Internet offers a variety of ways to go 'surfing'


June 06, 1994|By MICHAEL J. HIMOWITZ

Once upon a time, the Internet was a cozy little club of a few million professors, students, scientists and business types linked worldwide networks of dedicated computers owned by their universities and corporations.

It wasn't easy for the average home computer user to tap into the Net's vast database and E-mail resources because it required connections -- not the electronic kind, but someone who would give or sell you an account on one of the powerful computers linked to the Internet with expensive, high-speed phone lines.

In the last 18 months, however, "surfing the Net" has become a yuppie craze as the modem-using public has stampeded onto the Internet through a variety of traditional and nontraditional on-line service providers.

Some of these on-ramps are relatively inexpensive and don't require much of a learning curve. Others can blow a hole in your pocketbook and eat up hours of cybertime while you struggle to get them working.

At the lowest and simplest level, subscribers to the major on-line information services -- Compuserve, Prodigy and America Online already have access to the Internet's most popular feature, electronic mail.

Users of all three can send mail to any Internet address and receive Internet messages in their regular mailboxes. By using Internet addresses, it's also possible for users on any service to send mail to users on any of the others. The Big Three also provide friendly, proprietary communication software that makes navigation easy.

If all you want to do is keep in touch with a son or daughter in college (a popular pastime), or exchange information with a small group of people in faraway locations, it's a waste of time and money to go any further. Be aware, though, that some services charge extra for Internet mail (10 cents per 6,000 characters sent or received at Prodigy), and others have limits on the size of Internet messages.

The next step up for most Internet users is access to the thousands of mailing lists and newsgroups that link people with common interests in subjects ranging from politics to computer programming to gardening to kinky sex.

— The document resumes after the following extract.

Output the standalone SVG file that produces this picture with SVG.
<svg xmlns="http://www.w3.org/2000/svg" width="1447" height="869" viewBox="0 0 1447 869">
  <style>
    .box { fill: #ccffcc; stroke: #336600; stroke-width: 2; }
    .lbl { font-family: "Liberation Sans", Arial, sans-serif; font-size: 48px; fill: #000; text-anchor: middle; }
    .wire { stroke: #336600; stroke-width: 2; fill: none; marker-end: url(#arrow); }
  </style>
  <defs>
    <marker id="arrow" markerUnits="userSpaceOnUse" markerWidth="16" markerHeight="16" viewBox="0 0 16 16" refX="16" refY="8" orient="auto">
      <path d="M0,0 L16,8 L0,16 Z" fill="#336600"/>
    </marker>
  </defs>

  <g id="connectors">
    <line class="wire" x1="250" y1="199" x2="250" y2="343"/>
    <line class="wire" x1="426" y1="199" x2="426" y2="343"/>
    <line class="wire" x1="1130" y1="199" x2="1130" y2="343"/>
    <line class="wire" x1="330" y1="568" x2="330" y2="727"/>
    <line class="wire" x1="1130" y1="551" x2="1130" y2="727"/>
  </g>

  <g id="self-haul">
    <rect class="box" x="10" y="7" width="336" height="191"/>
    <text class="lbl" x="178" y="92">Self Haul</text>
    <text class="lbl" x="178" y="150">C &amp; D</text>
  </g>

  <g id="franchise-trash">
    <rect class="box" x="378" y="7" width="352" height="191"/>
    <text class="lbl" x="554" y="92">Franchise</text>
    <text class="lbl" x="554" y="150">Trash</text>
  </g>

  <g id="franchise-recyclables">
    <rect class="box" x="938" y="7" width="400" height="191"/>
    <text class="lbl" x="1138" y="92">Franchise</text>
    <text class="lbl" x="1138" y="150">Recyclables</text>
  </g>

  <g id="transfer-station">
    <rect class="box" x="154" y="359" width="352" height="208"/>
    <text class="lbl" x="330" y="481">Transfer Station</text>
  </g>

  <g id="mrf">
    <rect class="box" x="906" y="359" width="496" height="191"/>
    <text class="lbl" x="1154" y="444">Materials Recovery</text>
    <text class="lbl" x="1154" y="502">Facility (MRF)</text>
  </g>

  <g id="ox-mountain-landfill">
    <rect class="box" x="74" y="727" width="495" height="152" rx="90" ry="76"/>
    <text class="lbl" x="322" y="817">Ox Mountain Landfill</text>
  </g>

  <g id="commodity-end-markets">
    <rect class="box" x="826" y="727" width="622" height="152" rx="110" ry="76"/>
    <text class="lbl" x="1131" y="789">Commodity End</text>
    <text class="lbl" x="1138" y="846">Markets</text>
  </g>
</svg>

While mailing lists and newsgroups serve similar functions, they work differently. A mailing list is just what the name implies -- a collection of individual E-mail addresses. When you put your name on a subject-oriented mailing list, anyone who sends mail to the group will automatically put a copy of their message in your mailbox. Likewise, any mail you address to the group will be sent to anyone on the list.

The good news is that you can subscribe to a mailing list from any of the on-line services. The bad news is that given the explosion in Internet traffic over the last year, a subscription to an active, unmoderated mailing list can fill your mailbox with unwanted junk -- an expensive proposition if you're paying by the message.

Newsgroups, on the other hand, are more like traditional computer bulletin boards, allowing users to post and read messages on particular subjects. The messages are stored centrally and won't clog your personal mailbox.

Unfortunately, newsgroup management requires a more sophisticated host system, and while the other services are promising newsgroup access in the future, only America Online delivers it now.

In fact, America Online has jumped well ahead of its competitors in Internet connectivity. With its friendly, dedicated software, it also provides access to a variety of searchable Internet databases and its own version of GOPHER, a standard, menu-based front end that can connect you directly with thousands of other GOPHER servers around the world.

Unfortunately, America Online is still having trouble keeping up tTC with its ballooning subscriber list, and its local nodes are often busy -- a source of constant irritation to the people who are paying for the service.

Also, AOL's Internet connection is still buggy and prone to errors that can hang up your PC. But its Internet service has improved dramatically over the past few months and it's headed in the right direction. It's also relatively cheap, since it's part of AOL's standard charge, $9.95 a month for the first five hours and $3.60 an hour after that.

If you're one of the three people in the world who hasn't received an AOL software disk in the mail, you can get one by calling 1 (800) 827-6364.

Even the best general on-line information services don't provide full Internet connectivity, particularly access to FTP (File Transfer Protocol), a scheme that allows users on one system to transfer files to and from other systems. These files are among the Internet's great treasures, ranging from vast libraries of shareware computer programs to collections of graphic images.